In English

WACS soon in Togo

The West African Cable System (WACS) will be operated on a policy of open access and this will increase competition in the market, says an analyst.
The cable landed in SA on Wednesday, at the country's third international fibre gateway, in Yzerfontein. It will link Southern Africa and Europe, and has a capacity of 5.12Tbps, making it Africa's largest-capacity cable.
It is being funded by a consortium that is composed of 12 parties. Angola Cables, Broadband Infraco, Cable & Wireless, Congo Telecom, MTN, Office Congolais des Postes et Télécommunications, Portugal Telecom/Cabo Verde Telecom, Tata Communications/Neotel, Telecom Namibia, Telkom SA, Togo Telecom and Vodacom, are the investing parties.
Manufactured and installed by Alcatel-Lucent Submarine Cable Networks ASN, the four-fibre pair system has been under construction since 2009. The total project cost will not exceed $650 million.

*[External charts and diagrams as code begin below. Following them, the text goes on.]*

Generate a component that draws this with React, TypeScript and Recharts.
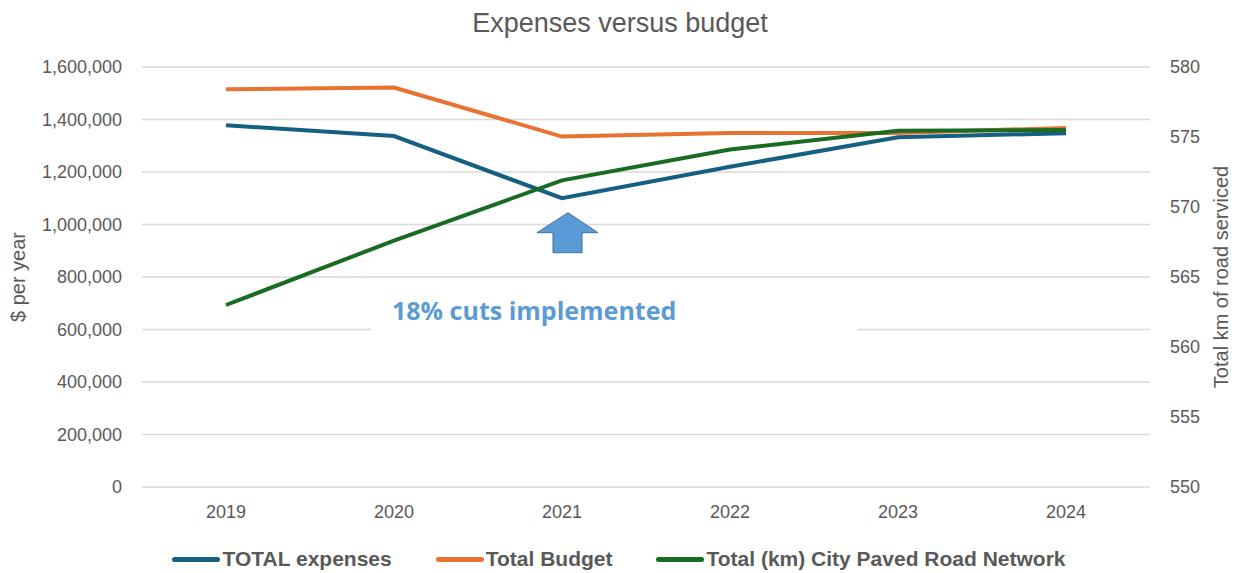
import {
  LineChart,
  Line,
  XAxis,
  YAxis,
  CartesianGrid,
  Legend,
  ReferenceDot,
} from "recharts"

const years = ["2019", "2020", "2021", "2022", "2023", "2024"]
const totalExpenses = [1378000, 1337000, 1100000, 1220000, 1332000, 1348000]
const totalBudget = [1515000, 1522000, 1335000, 1349000, 1349000, 1368000]
const roadKm = [563.0, 567.6, 571.9, 574.1, 575.45, 575.5]

const leftTicks = [0, 200000, 400000, 600000, 800000, 1000000, 1200000, 1400000, 1600000]
const rightTicks = [550, 555, 560, 565, 570, 575, 580]

const seriesNames = ["TOTAL expenses", "Total Budget", "Total (km) City Paved Road Network"]
const seriesColors = ["#156082", "#E97132", "#196B24"]

const title = "Expenses versus budget"
const leftTitle = "$ per year"
const rightTitle = "Total km of road serviced"
const note = "18% cuts implemented"
const noteYear = "2021"
const arrowTipValue = 1045000
const noteValue = 600000

const FONT = "'Liberation Sans', Arial, sans-serif"
const GREY = "#595959"

const data = years.map((y, i) => ({
  year: y,
  expenses: totalExpenses[i],
  budget: totalBudget[i],
  km: roadKm[i],
}))

const fmt = (v: number) => v.toLocaleString("en-US")

function ArrowShape({ cx, cy }: { cx?: number; cy?: number }) {
  if (cx == null || cy == null) return null
  const pts = [
    [cx + 6, cy],
    [cx + 36, cy + 20],
    [cx + 20, cy + 20],
    [cx + 20, cy + 40],
    [cx - 9, cy + 40],
    [cx - 9, cy + 20],
    [cx - 25, cy + 20],
  ]
  return (
    <polygon
      points={pts.map(p => p.join(",")).join(" ")}
      fill="#5B9BD5"
      stroke="#41719C"
      strokeWidth={1}
    />
  )
}

function NoteShape({ cx, cy }: { cx?: number; cy?: number }) {
  if (cx == null || cy == null) return null
  return (
    <g>
      <rect x={cx - 191} y={cy - 40} width={486} height={56} fill="#ffffff" />
      <text
        x={cx - 170}
        y={cy - 10}
        fill="#5B9BD5"
        fontSize={25}
        fontWeight={700}
        fontFamily="'Open Sans', 'Noto Sans', sans-serif"
      >
        {note}
      </text>
    </g>
  )
}

function AxisTitle({ viewBox, text, dx }: { viewBox?: any; text: string; dx: number }) {
  if (!viewBox) return null
  const x = viewBox.x + dx
  const y = viewBox.y + viewBox.height / 2
  return (
    <text
      x={x}
      y={y}
      transform={`rotate(-90, ${x}, ${y})`}
      textAnchor="middle"
      dominantBaseline="central"
      fill={GREY}
      fontSize={20}
      fontFamily={FONT}
    >
      {text}
    </text>
  )
}

function LegendContent() {
  return (
    <div
      style={{
        display: "flex",
        justifyContent: "center",
        alignItems: "center",
        gap: 44,
        height: 28,
        fontFamily: FONT,
        fontWeight: 700,
        fontSize: 21,
        color: GREY,
      }}
    >
      {seriesNames.map((n, i) => (
        <div key={n} style={{ display: "flex", alignItems: "center" }}>
          <div style={{ width: 48, height: 5, borderRadius: 3, background: seriesColors[i], marginRight: 2 }} />
          <span>{n}</span>
        </div>
      ))}
    </div>
  )
}

export default function App() {
  const tick = { fill: GREY, fontSize: 18, fontFamily: FONT }
  return (
    <div style={{ position: "absolute", left: 0, top: 0, width: 1238, height: 573, background: "#fff" }}>
      <LineChart width={1238} height={573} data={data} margin={{ top: 67, right: 18, bottom: 0, left: 42 }}>
        <text x={620} y={32} textAnchor="middle" fill={GREY} fontSize={27} fontFamily={FONT}>
          {title}
        </text>
        <CartesianGrid yAxisId="left" vertical={false} stroke="#d9d9d9" strokeWidth={1.5} />
        <XAxis
          dataKey="year"
          tick={tick}
          tickLine={false}
          axisLine={false}
          tickSize={0}
          tickMargin={18}
          height={58}
          interval={0}
          padding={{ left: 84, right: 84 }}
        />
        <YAxis
          yAxisId="left"
          domain={[0, 1600000]}
          ticks={leftTicks}
          tickFormatter={fmt}
          tick={tick}
          tickLine={false}
          axisLine={false}
          tickSize={0}
          tickMargin={20}
          width={100}
          label={{ content: (p: any) => <AxisTitle viewBox={p.viewBox} text={leftTitle} dx={-24} /> }}
        />
        <YAxis
          yAxisId="right"
          orientation="right"
          domain={[550, 580]}
          ticks={rightTicks}
          tick={{ ...tick, textAnchor: "start" }}
          tickLine={false}
          axisLine={false}
          tickSize={0}
          tickMargin={20}
          width={70}
          label={{ content: (p: any) => <AxisTitle viewBox={p.viewBox} text={rightTitle} dx={71} /> }}
        />
        <Legend
          verticalAlign="bottom"
          height={28}
          content={<LegendContent />}
          wrapperStyle={{ left: 0, width: 1238 }}
        />
        <ReferenceDot yAxisId="left" x={noteYear} y={noteValue} shape={(p: any) => <NoteShape cx={p.cx} cy={p.cy} />} />
        <ReferenceDot yAxisId="left" x={noteYear} y={arrowTipValue} shape={(p: any) => <ArrowShape cx={p.cx} cy={p.cy} />} />
        <Line
          yAxisId="left"
          type="linear"
          dataKey="expenses"
          name={seriesNames[0]}
          stroke={seriesColors[0]}
          strokeWidth={4}
          dot={false}
          isAnimationActive={false}
        />
        <Line
          yAxisId="left"
          type="linear"
          dataKey="budget"
          name={seriesNames[1]}
          stroke={seriesColors[1]}
          strokeWidth={4}
          dot={false}
          isAnimationActive={false}
        />
        <Line
          yAxisId="right"
          type="linear"
          dataKey="km"
          name={seriesNames[2]}
          stroke={seriesColors[2]}
          strokeWidth={4}
          dot={false}
          isAnimationActive={false}
        />
      </LineChart>
    </div>
  )
}
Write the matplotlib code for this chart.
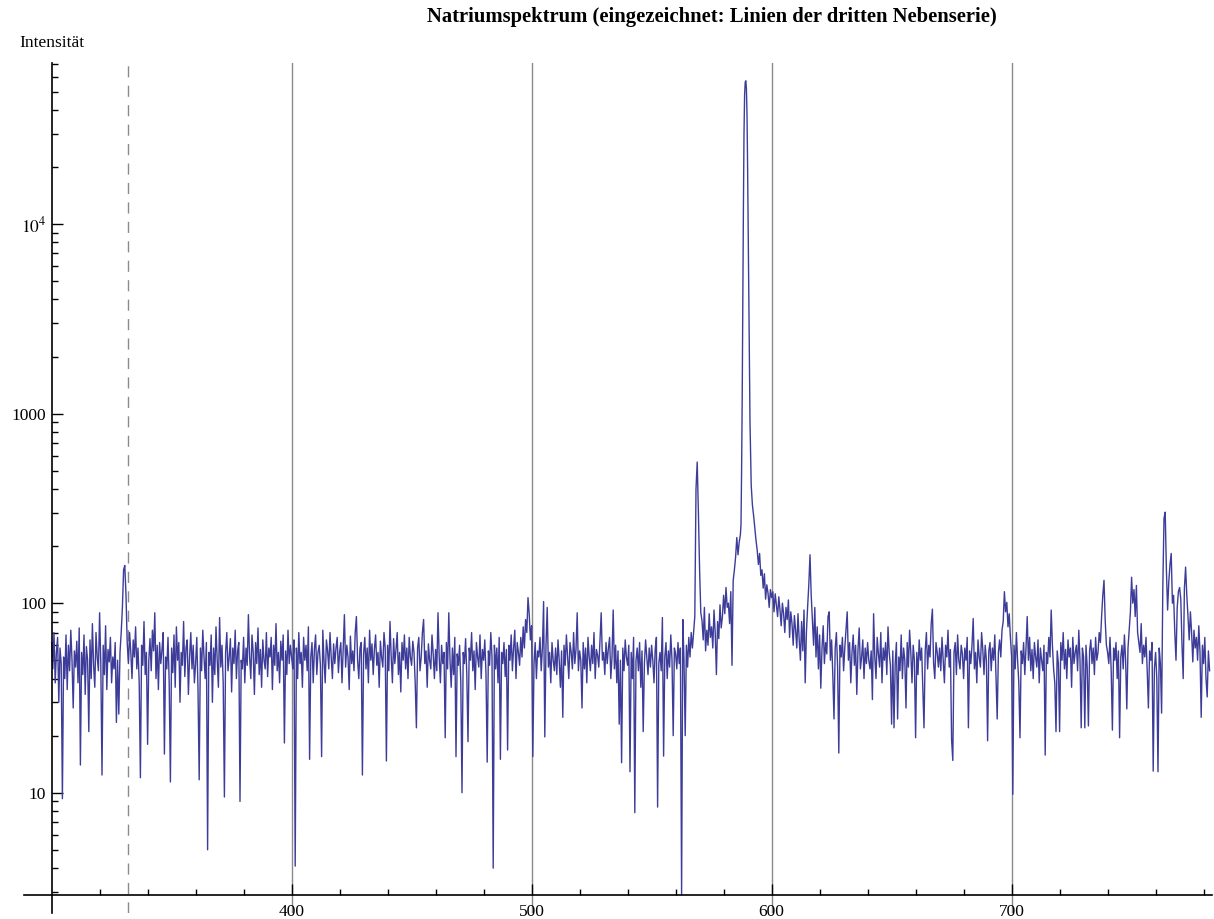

In addition to complementing existing high-bandwidth cable systems in the region, WACS will provide much needed diversity for large-volume broadband traffic from SA to Europe, says the consortium.
“The 14 000km fibre-optic submarine cable system will effectively raise SA's current broadband capacity by over 500Gbps.”
The cable will operate at 40Gbps and will connect SA to the UK, with landings in Namibia, Angola, the Democratic Republic of Congo, the Republic of Congo, Cameroon, Nigeria, Togo, Ghana, Côte d'Ivoire, Cape Verde, the Canary Islands, and Portugal.